### STATED PROBLEM
Copy the data precisely, character for character, and leave out every picture.

### MATERIAL PROVIDED
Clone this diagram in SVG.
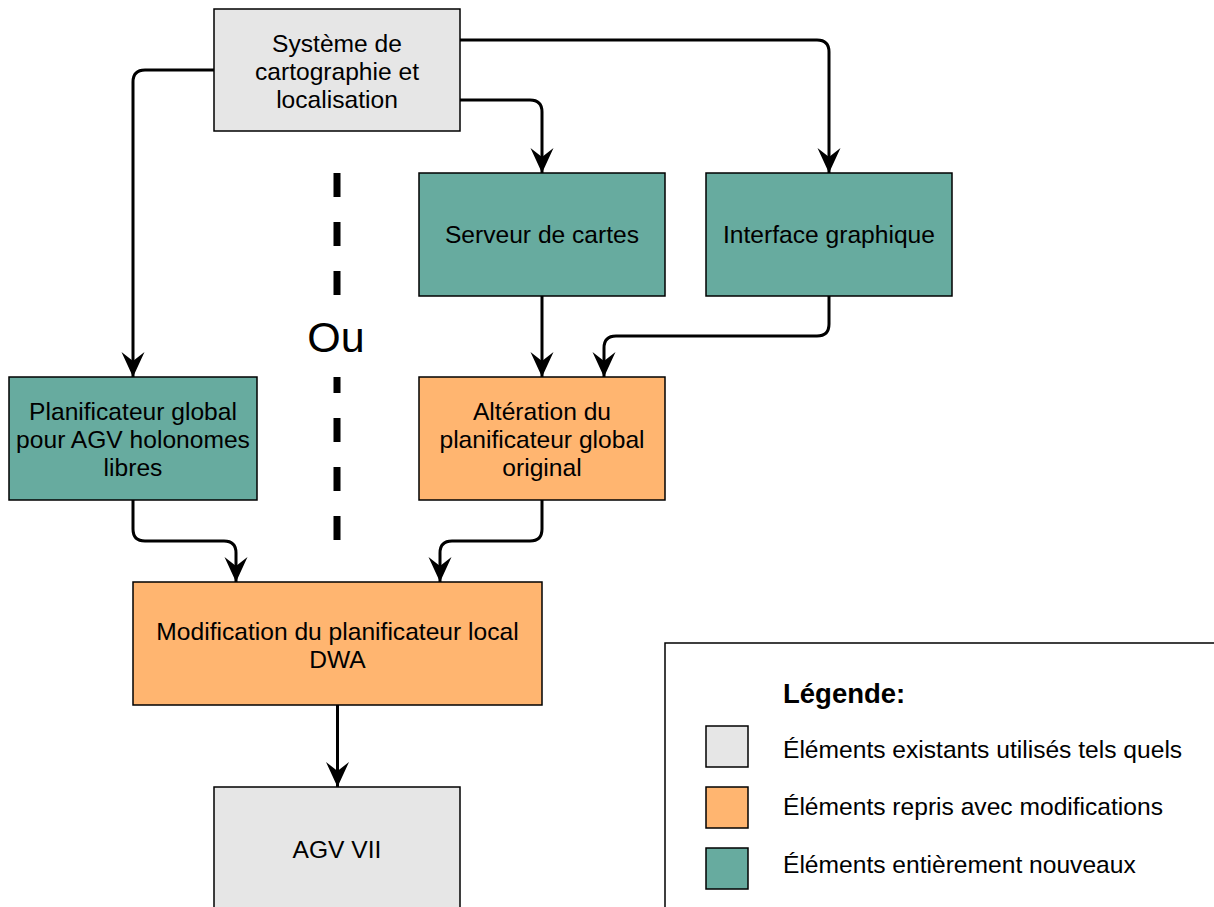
<svg xmlns="http://www.w3.org/2000/svg" width="1214" height="907" viewBox="0 0 1214 907">
<defs>
<style>
.box{stroke:#000;stroke-width:1.5}
.grey{fill:#E6E6E6}
.teal{fill:#67AB9F}
.orange{fill:#FFB570}
.t{font-family:"Liberation Sans",Arial,sans-serif;font-size:24.6px;fill:#000;text-anchor:middle}
.lt{font-family:"Liberation Sans",Arial,sans-serif;font-size:24.6px;fill:#000}
.conn{fill:none;stroke:#000;stroke-width:3;stroke-linejoin:round}
</style>
<marker id="arr" markerUnits="userSpaceOnUse" viewBox="-26 -12 27 24" refX="0" refY="0" markerWidth="27" markerHeight="24" orient="auto">
<path d="M0,0 L-25,-11.5 L-16,0 L-25,11.5 Z" fill="#000"/>
</marker>
</defs>
<rect width="1214" height="907" fill="#fff"/>
<g id="connectors">
<path class="conn" marker-end="url(#arr)" d="M214,70 H145 Q133,70 133,82 V377"/>
<path class="conn" marker-end="url(#arr)" d="M460,100 H530 Q542,100 542,112 V173"/>
<path class="conn" marker-end="url(#arr)" d="M460,40 H817 Q829,40 829,52 V173"/>
<path class="conn" marker-end="url(#arr)" d="M542,296 V377"/>
<path class="conn" marker-end="url(#arr)" d="M829,296 V324 Q829,336 817,336 H616 Q604,336 604,348 V377"/>
<path class="conn" marker-end="url(#arr)" d="M133,500 V529 Q133,541 145,541 H224 Q236,541 236,553 V582"/>
<path class="conn" marker-end="url(#arr)" d="M542,500 V529 Q542,541 530,541 H452 Q440,541 440,553 V582"/>
<path class="conn" marker-end="url(#arr)" d="M337.5,705 V787"/>
</g>
<g id="separator">
<line x1="337" y1="173" x2="337" y2="541" stroke="#000" stroke-width="7" stroke-dasharray="24 25"/>
<rect x="300" y="297" width="74" height="80" fill="#fff"/>
<text x="336" y="352" font-family="Liberation Sans, Arial, sans-serif" font-size="43" text-anchor="middle">Ou</text>
</g>
<g id="n-systeme">
<rect class="box grey" x="214" y="9" width="246" height="122"/>
<text class="t" x="337" y="52">Système de</text>
<text class="t" x="337" y="80">cartographie et</text>
<text class="t" x="337" y="108">localisation</text>
</g>
<g id="n-serveur">
<rect class="box teal" x="419" y="173" width="246" height="123"/>
<text class="t" x="542" y="243">Serveur de cartes</text>
</g>
<g id="n-interface">
<rect class="box teal" x="706" y="173" width="246" height="123"/>
<text class="t" x="829" y="243">Interface graphique</text>
</g>
<g id="n-planif">
<rect class="box teal" x="9" y="377" width="248" height="123"/>
<text class="t" x="133" y="420">Planificateur global</text>
<text class="t" x="133" y="448">pour AGV holonomes</text>
<text class="t" x="133" y="476">libres</text>
</g>
<g id="n-alteration">
<rect class="box orange" x="419" y="377" width="246" height="123"/>
<text class="t" x="542" y="420">Altération du</text>
<text class="t" x="542" y="448">planificateur global</text>
<text class="t" x="542" y="476">original</text>
</g>
<g id="n-modif">
<rect class="box orange" x="133" y="582" width="409" height="123"/>
<text class="t" x="337.5" y="640">Modification du planificateur local</text>
<text class="t" x="337.5" y="668">DWA</text>
</g>
<g id="n-agv">
<rect class="box grey" x="214" y="787" width="246" height="130"/>
<text class="t" x="337" y="858">AGV VII</text>
</g>
<g id="legend">
<rect x="665" y="643" width="560" height="280" fill="#fff" stroke="#000" stroke-width="1.5"/>
<text x="783" y="703" font-family="Liberation Sans, Arial, sans-serif" font-size="27.5" font-weight="bold">Légende:</text>
<rect class="box grey" x="706" y="726" width="42" height="41"/>
<text class="lt" x="783" y="758">Éléments existants utilisés tels quels</text>
<rect class="box orange" x="706" y="787" width="42" height="41"/>
<text class="lt" x="783" y="815">Éléments repris avec modifications</text>
<rect class="box teal" x="706" y="848" width="42" height="41"/>
<text class="lt" x="783" y="873">Éléments entièrement nouveaux</text>
</g>
</svg>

### EXPECTED ANSWER
Clone this diagram in SVG.
<svg xmlns="http://www.w3.org/2000/svg" width="1214" height="907" viewBox="0 0 1214 907">
<defs>
<style>
.box{stroke:#000;stroke-width:1.5}
.grey{fill:#E6E6E6}
.teal{fill:#67AB9F}
.orange{fill:#FFB570}
.t{font-family:"Liberation Sans",Arial,sans-serif;font-size:24.6px;fill:#000;text-anchor:middle}
.lt{font-family:"Liberation Sans",Arial,sans-serif;font-size:24.6px;fill:#000}
.conn{fill:none;stroke:#000;stroke-width:3;stroke-linejoin:round}
</style>
<marker id="arr" markerUnits="userSpaceOnUse" viewBox="-26 -12 27 24" refX="0" refY="0" markerWidth="27" markerHeight="24" orient="auto">
<path d="M0,0 L-25,-11.5 L-16,0 L-25,11.5 Z" fill="#000"/>
</marker>
</defs>
<rect width="1214" height="907" fill="#fff"/>
<g id="connectors">
<path class="conn" marker-end="url(#arr)" d="M214,70 H145 Q133,70 133,82 V377"/>
<path class="conn" marker-end="url(#arr)" d="M460,100 H530 Q542,100 542,112 V173"/>
<path class="conn" marker-end="url(#arr)" d="M460,40 H817 Q829,40 829,52 V173"/>
<path class="conn" marker-end="url(#arr)" d="M542,296 V377"/>
<path class="conn" marker-end="url(#arr)" d="M829,296 V324 Q829,336 817,336 H616 Q604,336 604,348 V377"/>
<path class="conn" marker-end="url(#arr)" d="M133,500 V529 Q133,541 145,541 H224 Q236,541 236,553 V582"/>
<path class="conn" marker-end="url(#arr)" d="M542,500 V529 Q542,541 530,541 H452 Q440,541 440,553 V582"/>
<path class="conn" marker-end="url(#arr)" d="M337.5,705 V787"/>
</g>
<g id="separator">
<line x1="337" y1="173" x2="337" y2="541" stroke="#000" stroke-width="7" stroke-dasharray="24 25"/>
<rect x="300" y="297" width="74" height="80" fill="#fff"/>
<text x="336" y="352" font-family="Liberation Sans, Arial, sans-serif" font-size="43" text-anchor="middle">Ou</text>
</g>
<g id="n-systeme">
<rect class="box grey" x="214" y="9" width="246" height="122"/>
<text class="t" x="337" y="52">Système de</text>
<text class="t" x="337" y="80">cartographie et</text>
<text class="t" x="337" y="108">localisation</text>
</g>
<g id="n-serveur">
<rect class="box teal" x="419" y="173" width="246" height="123"/>
<text class="t" x="542" y="243">Serveur de cartes</text>
</g>
<g id="n-interface">
<rect class="box teal" x="706" y="173" width="246" height="123"/>
<text class="t" x="829" y="243">Interface graphique</text>
</g>
<g id="n-planif">
<rect class="box teal" x="9" y="377" width="248" height="123"/>
<text class="t" x="133" y="420">Planificateur global</text>
<text class="t" x="133" y="448">pour AGV holonomes</text>
<text class="t" x="133" y="476">libres</text>
</g>
<g id="n-alteration">
<rect class="box orange" x="419" y="377" width="246" height="123"/>
<text class="t" x="542" y="420">Altération du</text>
<text class="t" x="542" y="448">planificateur global</text>
<text class="t" x="542" y="476">original</text>
</g>
<g id="n-modif">
<rect class="box orange" x="133" y="582" width="409" height="123"/>
<text class="t" x="337.5" y="640">Modification du planificateur local</text>
<text class="t" x="337.5" y="668">DWA</text>
</g>
<g id="n-agv">
<rect class="box grey" x="214" y="787" width="246" height="130"/>
<text class="t" x="337" y="858">AGV VII</text>
</g>
<g id="legend">
<rect x="665" y="643" width="560" height="280" fill="#fff" stroke="#000" stroke-width="1.5"/>
<text x="783" y="703" font-family="Liberation Sans, Arial, sans-serif" font-size="27.5" font-weight="bold">Légende:</text>
<rect class="box grey" x="706" y="726" width="42" height="41"/>
<text class="lt" x="783" y="758">Éléments existants utilisés tels quels</text>
<rect class="box orange" x="706" y="787" width="42" height="41"/>
<text class="lt" x="783" y="815">Éléments repris avec modifications</text>
<rect class="box teal" x="706" y="848" width="42" height="41"/>
<text class="lt" x="783" y="873">Éléments entièrement nouveaux</text>
</g>
</svg>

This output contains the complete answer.